Silk coloured with fresh leaves from Eucalyptus acmenoides (White Mahogany) plus an alum mordant. Drought impacted on the resultant colour giving a clearer yellow. Woven panel measures 16 cm x 124 cm.
- Ro Cook, Lilyfield, NSW, Australia.
Silk coloured with Eucalyptus cinerea (Silver Dollar Gum) and Eucalyptus sideroxylon rosea (Red Ironbark) leaves in an eco-print using a small amount of alum. Woven panel measures 16 cm x 94 cm.
Where the botanical name of the Eucalypts is known, it’s given along with the common name in brackets. In India, identifying specific Eucalypts is challenging; the only tree named from those collected was Blue Gum in Kerala; other names are sourced from research into botanical documents.
What I am working on
The current Cultural Shadows installation comprises eleven panels but the Weaving Eucalyptus will continue as the community of practitioners involved with dyeing with Eucalypts is growing; I’m also collecting leaves from places I visit and with many flowering trees and shrubs known as Eucalyptus that can be sourced locally, the Weaving Eucalyptus project will continue.
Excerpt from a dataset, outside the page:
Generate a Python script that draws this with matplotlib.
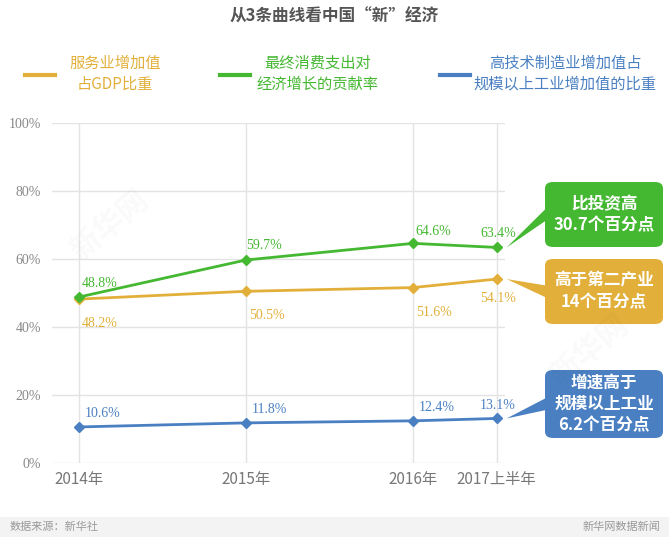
import matplotlib
matplotlib.use("Agg")
import matplotlib.pyplot as plt
from matplotlib.patches import FancyBboxPatch, Polygon, Rectangle

plt.rcParams['font.family'] = ['Noto Sans CJK SC', 'DejaVu Sans']

# data
periods = ['2014年', '2015年', '2016年', '2017上半年']
xpos = [0, 1, 2, 2.5]
service = [48.2, 50.5, 51.6, 54.1]
consume = [48.8, 59.7, 64.6, 63.4]
hightech = [10.6, 11.8, 12.4, 13.1]
yticks = [0, 20, 40, 60, 80, 100]

c_orange = '#E2B03A'
c_green = '#45B832'
c_blue = '#4A80C2'
c_grid = '#e3e3e3'
c_text = '#777777'

fig = plt.figure(figsize=(6.69, 5.37), dpi=100)
W, H = 669, 537

def fx(px):
    return px / W

def fy(py):
    return 1 - py / H

ax = fig.add_axes([fx(52), fy(463), fx(505) - fx(52), fy(123) - fy(463)])
ax.set_xlim(-0.16, 2.55)
ax.set_ylim(0, 100)
for s in ax.spines.values():
    s.set_visible(False)
ax.set_yticks(yticks)
ax.set_yticklabels([f'{v}%' for v in yticks], family='Liberation Serif', fontsize=10, color='#888888')
ax.set_xticks(xpos)
ax.set_xticklabels(periods, fontsize=11, color=c_text, style='italic')
ax.tick_params(length=0, pad=6)
ax.tick_params(axis='y', pad=8)
ax.grid(True, color=c_grid, lw=1)
ax.set_axisbelow(True)

series = [(service, c_orange), (consume, c_green), (hightech, c_blue)]
for vals, col in series:
    ax.plot(xpos, vals, color=col, lw=2, marker='D', ms=5, zorder=3)

lab_font = dict(family='Liberation Serif', fontsize=10)
# value label offsets in points
green_off = [(2, 5), (0, 6), (2, 4), (-12, 5)]
orange_off = [(2, -13), (2, -13), (2, -13), (-12, -9)]
blue_off = [(4, 5), (4, 5), (4, 5), (-12, 5)]
for vals, col, offs in [(consume, c_green, green_off), (service, c_orange, orange_off), (hightech, c_blue, blue_off)]:
    for x, v, (dx, dy) in zip(xpos, vals, offs):
        ax.annotate(f'{v}%', (x, v), xytext=(dx, dy), textcoords='offset points',
                    color=col, ha='left', va='bottom' if dy > 0 else 'top', **lab_font)

# faint watermark
fig.text(fx(110), fy(225), '新华网', fontsize=22, color='#000000', alpha=0.025,
         rotation=40, ha='center', va='center', weight='bold')
fig.text(fx(590), fy(350), '新华网', fontsize=22, color='#000000', alpha=0.025,
         rotation=40, ha='center', va='center', weight='bold')

# callout boxes
boxes = [
    ('比投资高\n30.7个百分点', c_green, consume[-1], 182, 247),
    ('高于第二产业\n14个百分点', c_orange, service[-1], 259, 324),
    ('增速高于\n规模以上工业\n6.2个百分点', c_blue, hightech[-1], 370, 438),
]
x0, x1 = 545, 663
for txt, col, v, top, bot in boxes:
    fig.patches.append(FancyBboxPatch((fx(x0), fy(bot)), fx(x1) - fx(x0), fy(top) - fy(bot),
                                      boxstyle='round,pad=0,rounding_size=0.012',
                                      transform=fig.transFigure, facecolor=col, edgecolor='none'))
    tip = ax.transData.transform((xpos[-1], v))
    tip = fig.transFigure.inverted().transform(tip)
    mid = (top + bot) / 2
    fig.patches.append(Polygon([(tip[0] + fx(10), tip[1]), (fx(x0 + 1), fy(mid - 6)), (fx(x0 + 1), fy(mid + 6))],
                               closed=True, transform=fig.transFigure, facecolor=col, edgecolor='none'))
    fig.text((fx(x0) + fx(x1)) / 2, (fy(top) + fy(bot)) / 2, txt, color='white', fontsize=12,
             weight='bold', ha='center', va='center', linespacing=1.25)

# title
fig.text(0.5, fy(17), '从3条曲线看中国“新”经济', ha='center', va='center',
         fontsize=12, weight='bold', color='#555555')

# legend
legend_items = [
    ('服务业增加值\n占GDP比重', c_orange, 25, 115),
    ('最终消费支出对\n经济增长的贡献率', c_green, 220, 318),
    ('高技术制造业增加值占\n规模以上工业增加值的比重', c_blue, 440, 565),
]
for txt, col, lx, tx in legend_items:
    fig.lines.append(plt.Line2D([fx(lx), fx(lx + 30)], [fy(75), fy(75)], color=col, lw=3,
                                transform=fig.transFigure))
    fig.text(fx(tx), fy(74), txt, color=col, fontsize=11, style='italic',
             ha='center', va='center', linespacing=1.3)

# footer
fig.patches.append(Rectangle((0, 0), 1, fy(517), transform=fig.transFigure,
                             facecolor='#f3f3f3', edgecolor='none'))
fig.text(fx(10), fy(527), '数据来源：新华社', fontsize=8, color='#999999', style='italic', va='center')
fig.text(fx(660), fy(527), '新华网数据新闻', fontsize=8, color='#999999', style='italic',
         va='center', ha='right')

fig.savefig('out.png', dpi=100, facecolor='white')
I’ve has been weaving since the late 1970s and am still fascinated with the process and potential of interlacing two sets of threads on a loom. My practice is diverse: designing for industry; exhibition artwork; production weaving of wraps and scarves in my Sydney studio; teaching weaving workshops nationally and internationally; and more recently engaged with artisan groups in India and organizing ‘Cultural Textiles’ tours in Gujarat and West Bengal. At the heart of my practice, is an interest in innovative, experimental and unusual designs created at the loom. I’m also involved in education being Associate Professor at UNSW Art & Design, University of New South Wales, Sydney, Australia.